In the meantime, I stayed in my marriage and played tennis and did my Instagram and blog and tucked all the stress, way back in my brain. It’s amazing how you can do that, to protect yourself from the hurt. I remember a month or two before I filed for divorce, being so distraught over what was happening. I was in tears and absolutely devastated. One day he brought me a “cocktail” of pills. He said to me, “just take these and you’ll go to sleep and never wake up.” Thinking back on this it’s horrifying. But my heart was so broken, I easily could have swallowed the pills, and seriously thought about it.
GOD WAS PAYING ATTENTION TO ME
So…. the night I got a DM, November 29th, 2017, from a girl who had seen me on Good Things Utah, telling me she would like me to meet her dad who lived in St. George (about 270 miles south of where I lived), I was intrigued. The timing couldn’t have been more precise. This was God, absolutely no question. HE was carefully orchestrating the whole thing.
We chatted via DM for a month or so, and then she messaged me again and said her dad was coming to Salt Lake City and would I like to meet him. I had to tell her I was married. That was the last time I chatted with her……. until almost a year later when I walked out of the attorney’s office. That day in 2018, I messaged her and told her I was ready to meet her dad, if he was still available.
SEEING HOW IT ALL CAME TOGETHER
Looking back on how all of this took place…. can only be one thing. GOD’S TIMING! It is absolutely impeccable! If I hadn’t of had my blog, I never would have been on TV that day. My blog literally got me out of my marriage. It gave me a way to support myself which was part of the fear of leaving my very crowded marriage. It gave me a platform of women, to lift and encourage and support me. That was HUGE to my self-esteem!
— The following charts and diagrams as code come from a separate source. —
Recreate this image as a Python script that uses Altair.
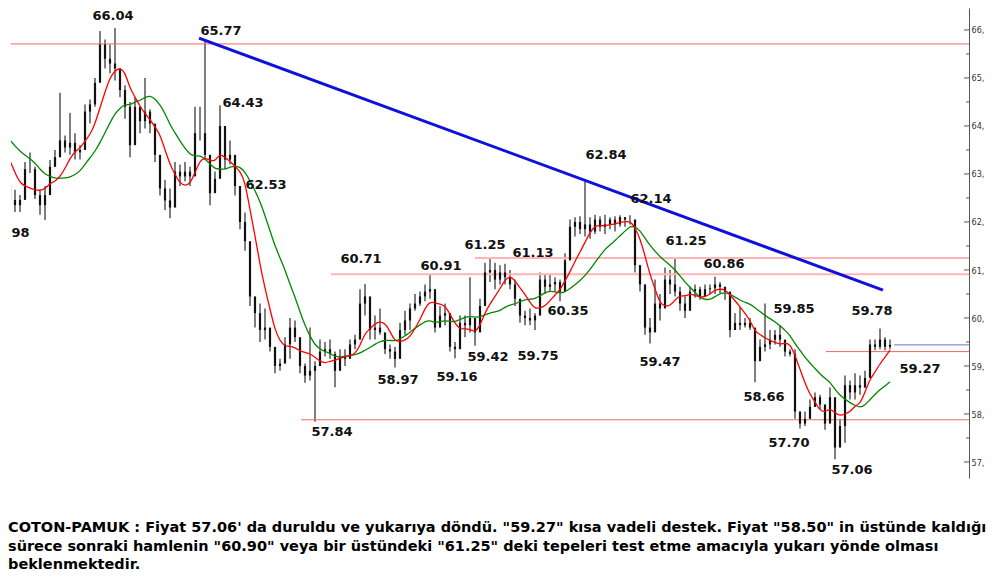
import altair as alt
import pandas as pd

# ---------------- data ----------------
# warm-up closes before the visible window (only feed the moving averages)
PRE_C = [64.2, 63.9, 64.3, 64.1, 63.8, 64.2, 64.0, 63.8, 63.9, 63.7, 63.5, 63.35]

H = [63.08, 62.88, 62.67, 62.56, 63.25, 63.45, 63.15, 62.67, 62.75, 63.29,
     63.50, 64.69, 63.80, 64.27, 63.85, 63.60, 64.45, 64.55, 65.00, 65.98,
     65.80, 65.70, 66.04, 65.20, 64.85, 64.50, 64.60, 64.40, 65.00, 64.35,
     63.85, 63.15, 62.88, 62.70, 63.25, 63.20, 63.25, 63.15, 64.40, 64.40,
     65.77, 63.30, 63.05, 64.43, 63.65, 63.70, 63.25, 62.55, 62.20, 61.40,
     60.40, 60.30, 60.20, 59.55, 59.35, 59.15, 59.60, 60.00, 59.95, 59.40,
     59.05, 59.80, 59.10, 59.55, 59.50, 59.55, 59.30, 59.35, 59.35, 59.55,
     59.65, 60.60, 60.71, 60.30, 60.05, 60.20, 59.55, 59.45, 59.40, 59.90,
     60.15, 60.30, 60.50, 60.55, 60.70, 60.91, 60.40, 60.25, 60.30, 59.75,
     59.50, 60.05, 60.05, 60.85, 59.95, 60.40, 61.15, 61.25, 61.15, 61.10,
     61.13, 61.00, 60.80, 60.40, 60.15, 60.20, 60.10, 60.95, 60.90, 60.90,
     60.85, 60.80, 61.35, 62.05, 62.10, 62.12, 62.84, 62.10, 62.15, 62.12,
     62.15, 62.10, 62.12, 62.14, 62.10, 62.14, 62.05, 61.10, 60.60, 60.00,
     60.80, 60.50, 61.05, 61.00, 61.25, 60.65, 60.45, 60.65, 60.70, 60.65,
     60.70, 60.70, 60.86, 60.75, 60.65, 60.30, 60.10, 60.23, 60.00, 60.00,
     59.70, 59.55, 60.30, 59.75, 59.75, 59.85, 59.45, 59.35, 59.35, 58.05,
     58.05, 58.30, 58.45, 58.40, 58.15, 58.55, 58.05, 57.90, 58.80, 58.70,
     58.85, 58.80, 58.90, 59.55, 59.55, 59.78, 59.60, 59.55]

L = [62.46, 62.35, 62.21, 62.21, 62.60, 63.02, 62.48, 62.15, 62.04, 62.85,
     63.15, 63.35, 63.45, 63.40, 63.30, 63.30, 63.80, 64.05, 64.40, 65.25,
     65.20, 65.10, 64.95, 64.60, 64.15, 63.35, 64.25, 63.85, 63.95, 63.85,
     63.25, 62.55, 62.25, 62.08, 62.80, 62.75, 62.85, 62.75, 63.10, 63.70,
     63.30, 62.35, 62.75, 62.95, 63.10, 63.20, 62.55, 61.85, 61.40, 60.25,
     59.80, 59.50, 59.55, 59.30, 58.85, 58.90, 59.15, 59.15, 59.50, 58.85,
     58.65, 58.70, 57.84, 59.10, 59.20, 59.15, 58.56, 59.05, 59.00, 59.20,
     59.35, 59.65, 60.05, 59.55, 59.55, 59.65, 59.25, 59.15, 58.97, 59.40,
     59.65, 59.75, 60.15, 60.25, 60.35, 60.40, 59.70, 59.85, 59.85, 59.30,
     59.16, 59.55, 59.60, 59.70, 59.42, 59.75, 60.35, 60.75, 60.60, 60.70,
     60.70, 60.60, 60.25, 59.90, 59.85, 59.85, 59.75, 60.15, 60.50, 60.55,
     60.55, 60.35, 60.65, 61.35, 61.70, 61.75, 61.70, 61.65, 61.75, 61.80,
     61.75, 61.85, 61.80, 61.90, 61.90, 61.95, 60.95, 60.55, 59.65, 59.47,
     59.95, 59.95, 60.45, 60.50, 60.45, 60.15, 60.00, 60.38, 60.42, 60.38,
     60.45, 60.50, 60.50, 60.52, 60.38, 59.60, 59.75, 59.75, 59.80, 59.75,
     58.66, 59.25, 59.30, 59.35, 59.45, 59.40, 59.20, 59.20, 57.90, 57.70,
     57.75, 57.90, 58.15, 58.10, 57.67, 58.00, 57.06, 57.55, 57.40, 58.30,
     58.30, 58.40, 58.55, 58.85, 59.33, 59.35, 59.33, 59.35]

C = [62.77, 62.46, 62.35, 62.46, 63.10, 63.10, 62.56, 62.35, 62.56, 63.15,
     63.35, 63.70, 63.55, 63.65, 63.45, 63.50, 64.30, 64.45, 64.90, 65.70,
     65.40, 65.30, 65.20, 64.75, 64.40, 63.60, 64.40, 64.10, 64.30, 64.05,
     63.40, 62.70, 62.45, 62.30, 63.05, 62.95, 63.05, 62.95, 63.85, 63.85,
     63.40, 62.60, 62.90, 64.00, 63.30, 63.40, 62.75, 62.00, 61.60, 60.45,
     60.10, 59.75, 59.80, 59.40, 59.00, 59.05, 59.45, 59.80, 59.60, 59.00,
     58.80, 58.90, 59.00, 59.30, 59.35, 59.25, 58.90, 59.20, 59.15, 59.45,
     59.55, 60.30, 60.45, 59.75, 59.80, 59.70, 59.35, 59.30, 59.15, 59.75,
     59.95, 60.20, 60.30, 60.45, 60.55, 60.60, 59.80, 60.05, 60.10, 59.40,
     59.35, 59.90, 59.85, 60.00, 59.70, 60.25, 60.95, 61.00, 60.80, 60.95,
     60.85, 60.70, 60.40, 60.05, 60.00, 59.95, 60.05, 60.80, 60.65, 60.70,
     60.75, 60.55, 61.20, 61.90, 62.00, 61.85, 61.95, 61.80, 62.05, 61.90,
     61.95, 62.05, 61.95, 62.10, 62.05, 62.05, 61.10, 60.70, 59.80, 59.70,
     60.30, 60.20, 60.80, 60.70, 60.55, 60.30, 60.15, 60.55, 60.60, 60.45,
     60.60, 60.62, 60.70, 60.65, 60.55, 59.75, 59.90, 59.85, 59.90, 59.80,
     59.10, 59.40, 59.45, 59.55, 59.65, 59.55, 59.30, 59.25, 58.05, 57.80,
     57.90, 58.15, 58.35, 58.20, 57.80, 58.35, 57.30, 57.75, 58.60, 58.45,
     58.60, 58.55, 58.75, 59.45, 59.40, 59.55, 59.40, 59.44]

# horizontal levels (value, start bar); all run to the right edge
RED_V = [65.71, 57.88, 59.30]
RED_X0 = [-5.0, 59.2, 164.2]
PINK_V = [61.25, 60.91]
PINK_X0 = [94.0, 65.2]
BLUE_V = [59.44]
BLUE_X0 = [177.8]
X_END = 192.8

# down trendline
TL_X = [38.8, 175.6]
TL_V = [65.83, 60.58]

# price labels
LBL_TEXT = ["66.04", "65.77", "64.43", "62.53", "61.98", "60.71", "60.91", "61.25",
            "61.13", "62.84", "62.14", "61.25", "60.86", "59.85", "59.78", "59.27",
            "60.35", "59.47", "59.75", "59.42", "59.16", "58.97", "57.84", "58.66",
            "57.70", "57.06"]
LBL_I = [21.6, 43.2, 47.6, 52.2, 0.8, 71.2, 87.2, 96.0,
         105.6, 120.2, 129.2, 136.2, 143.8, 157.8, 173.4, 183.0,
         112.6, 131.0, 106.6, 96.6, 90.4, 78.6, 65.4, 151.8,
         156.8, 169.4]
LBL_V = [66.29, 65.98, 64.48, 62.77, 61.77, 61.23, 61.08, 61.52,
         61.35, 63.40, 62.48, 61.60, 61.13, 60.19, 60.15, 58.94,
         60.15, 59.08, 59.21, 59.19, 58.77, 58.71, 57.63, 58.35,
         57.40, 56.83]

TICK_MAJOR = [57, 58, 59, 60, 61, 62, 63, 64, 65, 66]
TICK_MINOR = [56.5, 57.5, 58.5, 59.5, 60.5, 61.5, 62.5, 63.5, 64.5, 65.5, 66.5]

NOTE = [
    "COTON-PAMUK : Fiyat 57.06' da duruldu ve yukarıya döndü. \"59.27\" kısa vadeli destek. Fiyat \"58.50\" in üstünde kaldığı",
    "sürece sonraki hamlenin \"60.90\" veya bir üstündeki \"61.25\" deki tepeleri test etme amacıyla yukarı yönde olması",
    "beklenmektedir.",
]

# ---------------- tables ----------------
n_pre = len(PRE_C)
bars_df = pd.DataFrame({
    "i": list(range(-n_pre, len(C))),
    "h": [None] * n_pre + H,
    "l": [None] * n_pre + L,
    "c": PRE_C + C,
})
red_df = pd.DataFrame({"v": RED_V, "x0": RED_X0, "x1": [X_END] * len(RED_V)})
pink_df = pd.DataFrame({"v": PINK_V, "x0": PINK_X0, "x1": [X_END] * len(PINK_V)})
blue_df = pd.DataFrame({"v": BLUE_V, "x0": BLUE_X0, "x1": [X_END] * len(BLUE_V)})
tl_df = pd.DataFrame({"x": TL_X, "v": TL_V})
lbl_df = pd.DataFrame({"t": LBL_TEXT, "i": LBL_I, "v": LBL_V})
tmaj_df = pd.DataFrame({"v": TICK_MAJOR, "x0": [X_END - 1.0] * len(TICK_MAJOR), "x1": [X_END] * len(TICK_MAJOR)})
tmin_df = pd.DataFrame({"v": TICK_MINOR, "x0": [X_END - 0.6] * len(TICK_MINOR), "x1": [X_END] * len(TICK_MINOR)})

XS = alt.Scale(domain=[1.2, X_END], nice=False, zero=False)
YS = alt.Scale(domain=[56.667, 66.458], nice=False, zero=False)

# identical axis on every layer so the layer merge keeps it
YAX = alt.Axis(orient="right", values=TICK_MAJOR, ticks=False,
               labelExpr="datum.value + ','", title=None, grid=False,
               domainColor="#555555", labelColor="#333333", labelFont="DejaVu Sans Condensed",
               labelFontSize=9, labelPadding=2)


def X(field):
    return alt.X(field, scale=XS, axis=None)


def Y(field):
    return alt.Y(field, scale=YS, axis=YAX)


srt = [alt.SortField("i")]
base = (alt.Chart(bars_df)
        .transform_window(o="lag(c)", sort=srt)
        .transform_window(ma_r="mean(c)", frame=[-5, 0], sort=srt)
        .transform_window(ma_g="mean(c)", frame=[-13, 0], sort=srt))

hl = base.transform_filter("datum.i >= 0").mark_rule(color="#555555", strokeWidth=1.5, clip=True).encode(
    x=X("i:Q"), y=Y("l:Q"), y2="h:Q")
body = base.transform_filter("datum.i >= 0").mark_rule(color="#111111", strokeWidth=2.2, clip=True).encode(
    x=X("i:Q"), y=Y("o:Q"), y2="c:Q")
ma_r = base.mark_line(color="#ff0000", strokeWidth=1.3, clip=True, interpolate="basis").encode(
    x=X("i:Q"), y=Y("ma_r:Q"))
ma_g = base.mark_line(color="#008800", strokeWidth=1.3, clip=True, interpolate="basis").encode(
    x=X("i:Q"), y=Y("ma_g:Q"))


def hlines(df, color, width):
    return alt.Chart(df).mark_rule(color=color, strokeWidth=width, clip=True).encode(
        x=X("x0:Q"), x2="x1:Q", y=Y("v:Q"))


red_l = hlines(red_df, "#f46464", 1)
pink_l = hlines(pink_df, "#ffb4b4", 2)
blue_l = hlines(blue_df, "#7070c8", 1)
tmaj = hlines(tmaj_df, "#555555", 1)
tmin = hlines(tmin_df, "#555555", 1)

trend = alt.Chart(tl_df).mark_line(color="#1010dd", strokeWidth=3, clip=True).encode(
    x=X("x:Q"), y=Y("v:Q"))

labels = alt.Chart(lbl_df).mark_text(font="DejaVu Sans", fontWeight="bold", fontSize=13, clip=True,
                                     color="#111111", align="center", baseline="middle").encode(
    x=X("i:Q"), y=Y("v:Q"), text="t:N")

chart = alt.layer(hl, red_l, pink_l, blue_l, tmaj, tmin, body, ma_g, ma_r, trend, labels).properties(
    width=958, height=470,
    padding={"left": 0, "top": 0, "right": 5, "bottom": 0},
    background="white",
    title=alt.TitleParams(text=NOTE, orient="bottom", anchor="start",
                          font="DejaVu Sans", fontSize=14.5, fontWeight="bold",
                          color="#000000", lineHeight=18.5, offset=43, dx=-3),
).configure_view(strokeWidth=0)

chart.save("out.html", embed_options={"renderer": "svg", "actions": False})
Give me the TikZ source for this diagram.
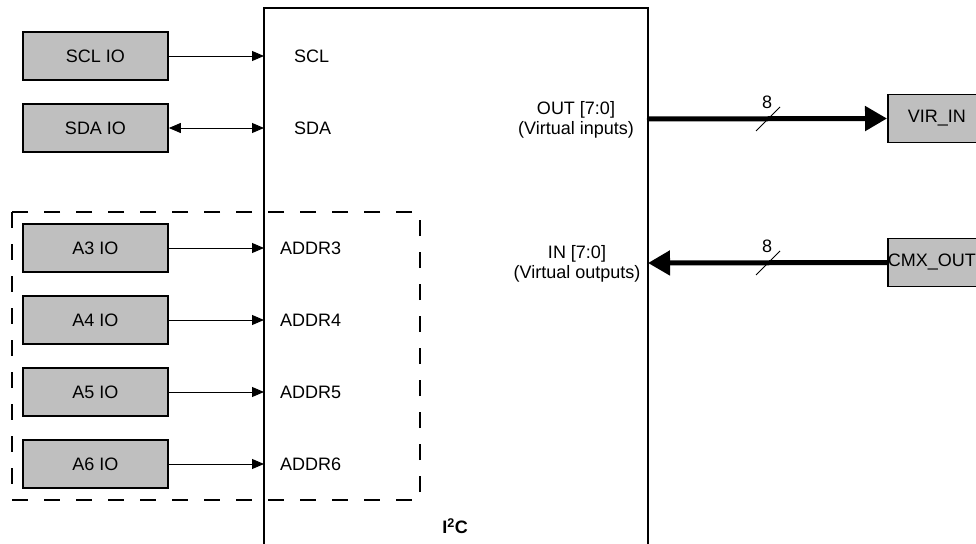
\documentclass[tikz,border=0pt]{standalone}
\usepackage{fontspec}
\setmainfont{Liberation Sans}
\usepackage{tikz}
\usetikzlibrary{arrows.meta, positioning}

\definecolor{iogray}{RGB}{191,191,191}

\tikzset{
    iobox/.style={draw, line width=1.7pt, fill=iogray, minimum width=145pt,
        minimum height=48pt, inner sep=0pt},
    portlabel/.style={anchor=west, inner sep=0pt},
    sigline/.style={line width=0.9pt, -{Triangle[length=12pt,width=10pt]}},
    busline/.style={line width=5pt, -{Triangle[length=22pt,width=24pt]}},
}

\begin{document}
\begin{tikzpicture}[x=1pt, y=-1pt, font=\fontsize{18}{20}\selectfont]
    \useasboundingbox (0,0) rectangle (976,543);
    \clip (0,0) rectangle (976,543);

    % I2C block, open at the bottom
    \draw[line width=2pt] (264,560) -- (264,8) -- (648,8) -- (648,560);
    \node[font=\fontsize{18}{20}\selectfont\bfseries] (i2c) at (455,526) {I\textsuperscript{2}C};

    % address group
    \draw[dashed, line width=2pt, dash pattern=on 16pt off 16pt] (12,212) rectangle (420,500);

    % left side IO blocks
    \node[iobox] (sclio) at (95.5,56) {SCL IO};
    \node[iobox] (sdaio) at (95.5,128) {SDA IO};
    \foreach \n/\y in {3/248, 4/320, 5/392, 6/464} {
        \node[iobox] (a\n io) at (95.5,\y) {A\n{} IO};
        \coordinate (addr\n) at (264,\y);
        \node[portlabel] (addr\n lbl) at (280,\y) {ADDR\n};
        \draw[sigline] (a\n io.east) -- (addr\n);
    }
    \coordinate (scl) at (264,56);
    \coordinate (sda) at (264,128);
    \node[portlabel] (scllbl) at (294,56) {SCL};
    \node[portlabel] (sdalbl) at (294,128) {SDA};
    \draw[sigline] (sclio.east) -- (scl);
    \draw[line width=0.9pt, {Triangle[length=12pt,width=10pt]}-{Triangle[length=12pt,width=10pt]}] (sdaio.east) -- (sda);

    % virtual ports
    \node[iobox, anchor=west, minimum width=98pt] (virin) at (887,118.5) {VIR\_IN};
    \node[iobox, anchor=west, text width=145pt, align=left, inner sep=0pt] (cmxout) at (887,262.5) {CMX\_OUT};
    \coordinate (out) at (648,119);
    \coordinate (in) at (648,263);
    \node[align=center, inner sep=0pt] (outlbl) at (576,120) {OUT [7:0]\\(Virtual inputs)};
    \node[align=center, inner sep=0pt] (inlbl) at (577,264) {IN [7:0]\\(Virtual outputs)};
    \fill (out) circle (1.5pt);
    \draw[busline] (out) -- (virin.west);
    \draw[busline] (cmxout.west) -- (in);

    % bus width marks
    \draw[line width=0.9pt] (756,131) -- (780,107);
    \node (w1) at (767,102) {8};
    \draw[line width=0.9pt] (756,275) -- (780,251);
    \node (w2) at (767,246) {8};
\end{tikzpicture}
\end{document}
And it was the channel of which I met my WONDERFUL HUSBAND! You see what I mean when I say IT WAS A PERSONAL THING. It was God’s way of helping me.
Not only this, but I have met my very best friends through blogging. In fact one day after I found out my husband had withdrawn a lot of my cash unbeknownst to me, I got a phone call. This fellow-blogger said to me, “I don’t need to know what your rates are, but you need to raise them.” She knew all of what was going on, and just had a feeling. By raising my rates, it would be God’s way to compensate me for the money that was stolen. Sure enough….. God did provide! I LOVE her and my other besties who have lifted me through my struggles. I feel as close to them as I do my own sisters.
WHAT IS PART TWO
PART TWO of becoming an influencer, for me is now working with very little personal stress. I LOVE IT. One of my tennis friends told me once that I didn’t know what marriage was. She said I wouldn’t know until I had one that was based on trust and respect. She was right. Now I’m learning to be a full-time blogger and still manage my time as….. almost a newlywed, three+ years. He would love for me to not work as much, but I always tell him I will always work, because this is what I’m meant to do. I’m trying to cut back, but it’s not working very well yet. I would love to golf with him more, go on more road trips with him, and he would love for me to spend more time in the kitchen with him!
Looking back, I see how GOD WAS ALWAYS THERE. If I were asked to describe the perfect job for myself….. I wouldn’t have been able to even come up with the idea of CHIC OVER 50!!! I give thanks EVERY SINGLE DAY for my blog and this platform I have to work and share and be inspired by all of you! GOD IS GOOD!!!
LOVE YOU ALL and again THANK YOU for following along!!!